__TASK TO COMPLETE__
Print only the lines from the top of the data through the line with "import plotly.graph_objects as go", both included, skipping every picture.

■ ■ ■

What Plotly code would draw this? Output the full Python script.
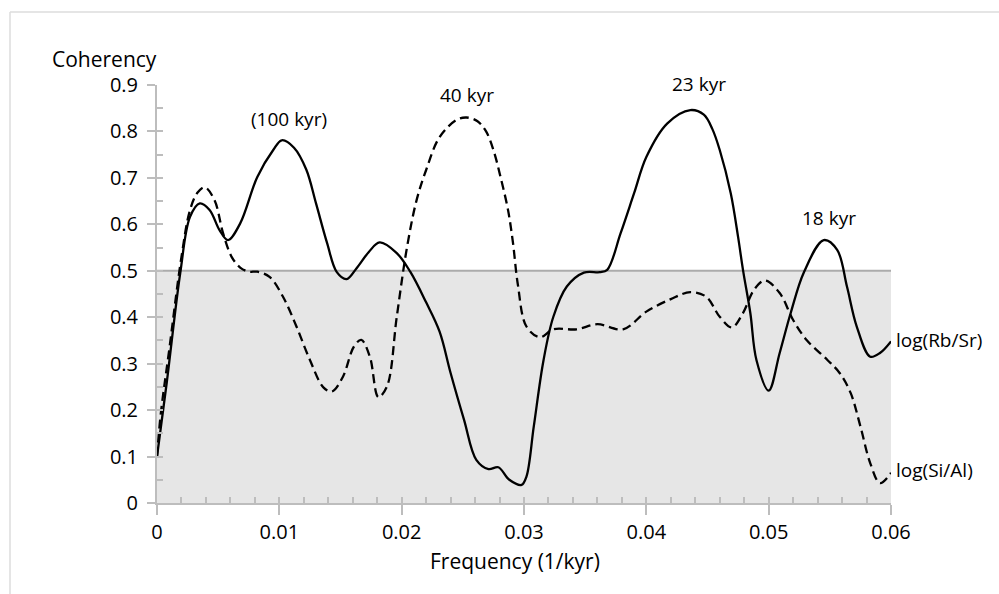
import plotly.graph_objects as go

# Coherency spectra of the two geochemical proxies
freq_rb = [0, 0.0008, 0.0019, 0.0027, 0.0035, 0.0043, 0.0051, 0.0058, 0.0068, 0.0082,
           0.0095, 0.0102, 0.0112, 0.0122, 0.0130, 0.0139, 0.0147, 0.0155, 0.0163, 0.0173,
           0.0182, 0.0196, 0.0207, 0.0220, 0.0231, 0.0240, 0.0251, 0.0261, 0.0271, 0.0279,
           0.0288, 0.0298, 0.0302, 0.0308, 0.0316, 0.0324, 0.0335, 0.0349, 0.0362, 0.0368,
           0.0379, 0.0390, 0.0400, 0.0417, 0.0436, 0.0447, 0.0454, 0.0460, 0.0469, 0.0475,
           0.0479, 0.0485, 0.0490, 0.0500, 0.0509, 0.0518, 0.0529, 0.0545, 0.0556, 0.0564,
           0.0572, 0.0583, 0.0591, 0.0600]
coh_rb = [0.10, 0.26, 0.495, 0.616, 0.645, 0.631, 0.588, 0.566, 0.602, 0.702,
          0.760, 0.781, 0.765, 0.718, 0.645, 0.560, 0.497, 0.482, 0.505, 0.540,
          0.561, 0.538, 0.498, 0.432, 0.369, 0.280, 0.179, 0.093, 0.073, 0.077,
          0.050, 0.039, 0.057, 0.165, 0.308, 0.401, 0.466, 0.496, 0.497, 0.502,
          0.581, 0.667, 0.745, 0.817, 0.846, 0.836, 0.805, 0.760, 0.667, 0.573,
          0.502, 0.409, 0.308, 0.242, 0.323, 0.409, 0.498, 0.566, 0.545, 0.466,
          0.380, 0.315, 0.323, 0.348]

freq_si = [0, 0.0003, 0.0010, 0.0020, 0.0027, 0.0033, 0.0039, 0.0047, 0.0054, 0.0061,
           0.0068, 0.0075, 0.0082, 0.0092, 0.0103, 0.0114, 0.0125, 0.0136, 0.0143, 0.0152,
           0.0161, 0.0167, 0.0174, 0.0181, 0.0188, 0.0196, 0.0204, 0.0212, 0.0220, 0.0231,
           0.0245, 0.0253, 0.0262, 0.0269, 0.0275, 0.0281, 0.0287, 0.0291, 0.0295, 0.0302,
           0.0313, 0.0324, 0.0343, 0.0360, 0.0381, 0.0400, 0.0420, 0.0436, 0.0449, 0.0460,
           0.0470, 0.0479, 0.0488, 0.0497, 0.0509, 0.0520, 0.0531, 0.0548, 0.0558, 0.0567,
           0.0575, 0.0583, 0.0591, 0.0600]
coh_si = [0.10, 0.19, 0.33, 0.53, 0.631, 0.668, 0.680, 0.652, 0.581, 0.530,
          0.507, 0.498, 0.498, 0.487, 0.444, 0.380, 0.308, 0.249, 0.240, 0.272,
          0.337, 0.351, 0.315, 0.228, 0.251, 0.401, 0.545, 0.650, 0.717, 0.788,
          0.825, 0.830, 0.822, 0.800, 0.760, 0.700, 0.630, 0.560, 0.470, 0.380,
          0.357, 0.374, 0.374, 0.385, 0.374, 0.412, 0.439, 0.454, 0.444, 0.401,
          0.378, 0.409, 0.459, 0.479, 0.452, 0.394, 0.351, 0.308, 0.280, 0.237,
          0.165, 0.086, 0.043, 0.065]

significance = 0.5
x_range = [0, 0.06]
y_range = [0, 0.9]

# Period labels at the coherency peaks: (text, frequency, coherency)
peak_labels = [("(100 kyr)", 0.0108, 0.826),
               ("40 kyr", 0.0253, 0.878),
               ("23 kyr", 0.0443, 0.902),
               ("18 kyr", 0.0549, 0.614)]
series_labels = [("log(Rb/Sr)", 0.351), ("log(Si/Al)", 0.072)]

W, H = 999, 594
ML, MR, MT, MB = 157, 108, 85, 91
PW, PH = W - ML - MR, H - MT - MB


def px(xp):
    return (xp - ML) / PW


def py(yp):
    return (H - MB - yp) / PH


def xpix(f):
    return ML + (f - x_range[0]) / (x_range[1] - x_range[0]) * PW


def ypix(c):
    return H - MB - (c - y_range[0]) / (y_range[1] - y_range[0]) * PH


FONT = "Open Sans"
AXIS_GREY = "#bdbdbd"

fig = go.Figure()

fig.add_trace(go.Scatter(x=freq_rb, y=coh_rb, mode="lines", name="log(Rb/Sr)",
                         line=dict(color="black", width=2.3, shape="spline", smoothing=1.0),
                         showlegend=False, cliponaxis=False))
fig.add_trace(go.Scatter(x=freq_si, y=coh_si, mode="lines", name="log(Si/Al)",
                         line=dict(color="black", width=2.3, dash="9px,5px",
                                   shape="spline", smoothing=1.0),
                         showlegend=False, cliponaxis=False))
# carrier for the inner tick axes
fig.add_trace(go.Scatter(x=[x_range[0]], y=[y_range[0]], xaxis="x2", yaxis="y2",
                         mode="markers", marker=dict(opacity=0), hoverinfo="skip",
                         showlegend=False))

# significance band below the 0.5 level
fig.add_shape(type="rect", xref="x", yref="y", x0=x_range[0], x1=x_range[1],
              y0=0, y1=significance, fillcolor="#e6e6e6", line_width=0, layer="below")
fig.add_shape(type="line", xref="x", yref="y", x0=x_range[0], x1=x_range[1],
              y0=significance, y1=significance,
              line=dict(color="#ababab", width=2), layer="below")

# frame lines along the top and left edges
fig.add_shape(type="line", xref="paper", yref="paper", x0=px(10), x1=px(W + 5),
              y0=py(12), y1=py(12), line=dict(color="#dcdcdc", width=1.5))
fig.add_shape(type="line", xref="paper", yref="paper", x0=px(10), x1=px(10),
              y0=py(12), y1=py(H + 5), line=dict(color="#dcdcdc", width=1.5))

for text, f, c in peak_labels:
    fig.add_annotation(x=px(xpix(f)), y=py(ypix(c)), xref="paper", yref="paper", text=text,
                       showarrow=False, xanchor="center", yanchor="middle",
                       font=dict(family=FONT, size=19, color="black"))
for text, c in series_labels:
    fig.add_annotation(x=1, y=py(ypix(c)), xref="paper", yref="paper", text=text,
                       showarrow=False, xanchor="left", yanchor="middle", xshift=3,
                       font=dict(family=FONT, size=19, color="black"))

fig.add_annotation(x=px(104), y=py(59), xref="paper", yref="paper", text="Coherency",
                   showarrow=False, xanchor="center", yanchor="middle",
                   font=dict(family=FONT, size=21, color="black"))
fig.add_annotation(x=px(515), y=py(561), xref="paper", yref="paper",
                   text="Frequency (1/kyr)", showarrow=False,
                   xanchor="center", yanchor="middle",
                   font=dict(family=FONT, size=21, color="black"))

common = dict(showgrid=False, zeroline=False, tickcolor=AXIS_GREY, tickwidth=2)

fig.update_layout(
    width=W, height=H,
    margin=dict(l=ML, r=MR, t=MT, b=MB, pad=0),
    paper_bgcolor="white", plot_bgcolor="white",
    font=dict(family=FONT, size=20, color="black"),
    xaxis=dict(range=x_range, dtick=0.01, tick0=0, ticks="outside", ticklen=10,
               showline=True, linecolor=AXIS_GREY, linewidth=2,
               ticklabelstandoff=0, tickfont=dict(size=20), **common),
    xaxis2=dict(range=x_range, overlaying="x", anchor="y", dtick=0.002, tick0=0,
                ticks="inside", ticklen=6, showticklabels=False, showline=False, **common),
    yaxis=dict(range=y_range, dtick=0.1, tick0=0, ticks="outside", ticklen=8,
               showline=True, linecolor=AXIS_GREY, linewidth=2,
               ticklabelstandoff=5, tickfont=dict(size=20), **common),
    yaxis2=dict(range=y_range, overlaying="y", anchor="x", dtick=0.05, tick0=0,
                ticks="inside", ticklen=6, showticklabels=False, showline=False, **common),
)

fig.write_html("out.html")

■ ■ ■

__RESULT OF THIS EXERCISE__
What Plotly code would draw this? Output the full Python script.
import plotly.graph_objects as go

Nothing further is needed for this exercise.